Most classic car lovers who attempt to restore cars do so out of love for the automobile and what it represents to them. Many also do it for the pure challenge and personal satisfaction of restoring an object to its former glory. Although it's possible to make money restoring and selling antique autos, few do it for the money alone.
If you've never before attempted to restore a classic auto, here are some tips to save you money and aggravation before you lose yourself in your hobby.
Before you do anything to the car and especially before you spend any money, take an appraisal of the car and determine exactly how much restoration you want to do. Do you want to restore it EXACTLY to the state it was in when it came off the assembly line? Do you merely want to restore the shell and interior of the car to its former state, but completely modify and soup up the engine and internal parts? Do you want the car to be driveable or do you simply want a showcase car? The time to answer these questions is now, before you even begin to think about the next step.
With the answers from step one in hand, estimate and write down all of the materials and parts you'll need to restore the car to its desired state. Of course, you can't know everything that needs to be done until you actually get under the hood and start to work with the body, but do the best you can with what you know.
If you are not mechanically inclined, you'll have to find or hire someone to do the inspection for you. If you happen to live nearby an automobile restoration shop, you can often get one of their mechanics to make a house call and inspect your car for a fee.
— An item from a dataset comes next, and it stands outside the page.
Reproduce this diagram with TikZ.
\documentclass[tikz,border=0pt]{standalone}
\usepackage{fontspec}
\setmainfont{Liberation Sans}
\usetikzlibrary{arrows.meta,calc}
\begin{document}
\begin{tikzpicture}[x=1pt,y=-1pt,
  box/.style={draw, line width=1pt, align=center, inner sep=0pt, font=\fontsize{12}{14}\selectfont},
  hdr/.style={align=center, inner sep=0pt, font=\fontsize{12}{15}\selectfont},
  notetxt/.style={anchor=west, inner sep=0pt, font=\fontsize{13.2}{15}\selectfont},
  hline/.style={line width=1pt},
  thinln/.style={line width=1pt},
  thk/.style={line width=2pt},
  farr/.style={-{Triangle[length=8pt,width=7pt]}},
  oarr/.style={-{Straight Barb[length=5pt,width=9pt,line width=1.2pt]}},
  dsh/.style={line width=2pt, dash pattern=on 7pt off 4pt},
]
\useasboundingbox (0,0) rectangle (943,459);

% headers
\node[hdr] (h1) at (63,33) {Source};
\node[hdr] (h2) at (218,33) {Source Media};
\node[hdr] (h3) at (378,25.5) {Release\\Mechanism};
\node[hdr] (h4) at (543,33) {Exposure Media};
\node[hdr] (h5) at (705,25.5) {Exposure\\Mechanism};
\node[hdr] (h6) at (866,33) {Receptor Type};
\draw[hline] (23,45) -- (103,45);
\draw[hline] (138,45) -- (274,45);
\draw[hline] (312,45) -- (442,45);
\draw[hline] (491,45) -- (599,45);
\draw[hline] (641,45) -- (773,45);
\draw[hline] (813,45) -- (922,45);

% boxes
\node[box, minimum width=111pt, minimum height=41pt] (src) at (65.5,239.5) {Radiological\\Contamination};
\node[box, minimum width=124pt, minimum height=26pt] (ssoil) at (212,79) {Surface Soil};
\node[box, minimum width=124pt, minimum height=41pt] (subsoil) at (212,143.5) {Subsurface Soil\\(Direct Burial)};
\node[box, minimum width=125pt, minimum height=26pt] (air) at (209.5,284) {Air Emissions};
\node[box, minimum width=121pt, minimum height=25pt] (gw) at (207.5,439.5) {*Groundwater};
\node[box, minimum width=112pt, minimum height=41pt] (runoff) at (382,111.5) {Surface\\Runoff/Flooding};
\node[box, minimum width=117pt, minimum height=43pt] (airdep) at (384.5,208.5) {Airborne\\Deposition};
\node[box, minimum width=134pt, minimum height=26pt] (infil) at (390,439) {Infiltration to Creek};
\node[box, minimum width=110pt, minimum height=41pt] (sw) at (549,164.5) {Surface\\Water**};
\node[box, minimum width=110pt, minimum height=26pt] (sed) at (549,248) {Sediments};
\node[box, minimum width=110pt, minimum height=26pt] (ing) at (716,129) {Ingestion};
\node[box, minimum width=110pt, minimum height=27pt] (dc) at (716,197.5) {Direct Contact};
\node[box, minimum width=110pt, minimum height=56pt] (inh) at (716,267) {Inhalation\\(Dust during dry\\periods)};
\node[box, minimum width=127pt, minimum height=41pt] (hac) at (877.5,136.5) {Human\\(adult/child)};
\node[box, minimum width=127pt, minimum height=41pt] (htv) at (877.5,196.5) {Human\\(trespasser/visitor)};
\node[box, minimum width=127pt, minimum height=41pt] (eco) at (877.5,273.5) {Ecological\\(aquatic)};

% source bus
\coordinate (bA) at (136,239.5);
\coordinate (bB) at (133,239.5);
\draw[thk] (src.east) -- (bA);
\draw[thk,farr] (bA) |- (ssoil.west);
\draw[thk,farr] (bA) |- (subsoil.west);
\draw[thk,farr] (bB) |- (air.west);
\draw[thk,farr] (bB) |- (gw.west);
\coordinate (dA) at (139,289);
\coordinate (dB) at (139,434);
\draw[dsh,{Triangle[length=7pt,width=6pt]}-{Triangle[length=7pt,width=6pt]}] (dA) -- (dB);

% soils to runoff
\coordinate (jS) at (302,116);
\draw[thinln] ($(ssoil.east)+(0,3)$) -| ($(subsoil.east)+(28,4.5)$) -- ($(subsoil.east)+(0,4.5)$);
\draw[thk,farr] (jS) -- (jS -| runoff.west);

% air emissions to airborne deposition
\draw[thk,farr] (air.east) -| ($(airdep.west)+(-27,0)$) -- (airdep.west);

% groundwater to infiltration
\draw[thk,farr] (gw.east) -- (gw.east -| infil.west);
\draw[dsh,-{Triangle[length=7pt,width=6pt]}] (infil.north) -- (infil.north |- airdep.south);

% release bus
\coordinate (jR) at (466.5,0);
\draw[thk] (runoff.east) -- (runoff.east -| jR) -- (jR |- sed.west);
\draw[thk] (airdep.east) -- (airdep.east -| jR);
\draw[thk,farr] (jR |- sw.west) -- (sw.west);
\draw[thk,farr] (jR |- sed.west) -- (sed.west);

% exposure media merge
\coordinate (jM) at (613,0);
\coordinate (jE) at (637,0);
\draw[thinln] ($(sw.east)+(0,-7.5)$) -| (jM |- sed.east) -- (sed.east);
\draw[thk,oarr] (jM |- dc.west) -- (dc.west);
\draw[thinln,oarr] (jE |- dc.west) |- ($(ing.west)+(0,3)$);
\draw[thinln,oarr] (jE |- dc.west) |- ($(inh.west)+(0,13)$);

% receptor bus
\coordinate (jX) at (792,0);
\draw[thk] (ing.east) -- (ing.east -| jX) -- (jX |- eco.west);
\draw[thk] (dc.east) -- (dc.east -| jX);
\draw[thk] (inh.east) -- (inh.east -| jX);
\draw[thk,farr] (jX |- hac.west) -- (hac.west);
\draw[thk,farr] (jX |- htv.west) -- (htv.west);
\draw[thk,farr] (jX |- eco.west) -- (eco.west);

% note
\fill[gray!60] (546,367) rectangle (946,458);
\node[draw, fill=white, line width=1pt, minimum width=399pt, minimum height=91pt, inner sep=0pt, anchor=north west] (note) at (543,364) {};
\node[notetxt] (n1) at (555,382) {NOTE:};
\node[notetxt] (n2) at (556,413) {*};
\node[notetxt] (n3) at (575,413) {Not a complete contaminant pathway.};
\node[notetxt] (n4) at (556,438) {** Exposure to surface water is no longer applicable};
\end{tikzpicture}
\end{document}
Now find a good price book or a respected automobile restoration expert and begin pricing the replacement car parts. And don't forget online research. The prices of many car parts can be found on the Internet.
If you are planning on contracting the car restoration to a shop, price the labor costs also. This may take some time, but when you're done, enter all of your figures into a spreadsheet and compute the estimated total costs. Then, just to be conservative and account for unexpected repairs and cost overruns, increase the total amount by 50%. The final tally may shock you. But at the very least you won't be surprised when money begins to drain from your checking account.
Here are some of the problems you may run into while attempting to evaluate classic car and price parts:
It's not unusual to be unable to locate all of the parts that you need. Car parts become available when they become available, and some antique car parts are extremely rare. It this is the case you will either have to settle for a substitute part or wait for an authentic part to hit the market.
You may find the perfect car part that you need but it's in another city or state and needs to be shipped to you. Make sure you include shipping prices in your parts estimates. Some people and companies use transportation costs as profit centers and the resulting price may be more than you expected.
As you know, rust is the enemy of cars. Body rust is not something to be too concerned about - you are doing an automobile restoration after all. However, rust on structural parts can bust a hole in your budget big enough to sink the entire restoration project. So make a special note to look for evidence to look for rust in the wheel arches, roof pillars, floor, and so on.
For those of us who love cars, finding and restoring antique autos can be one of the most enjoyable hobbies around. Just be sure that you don't go broke while enjoying it.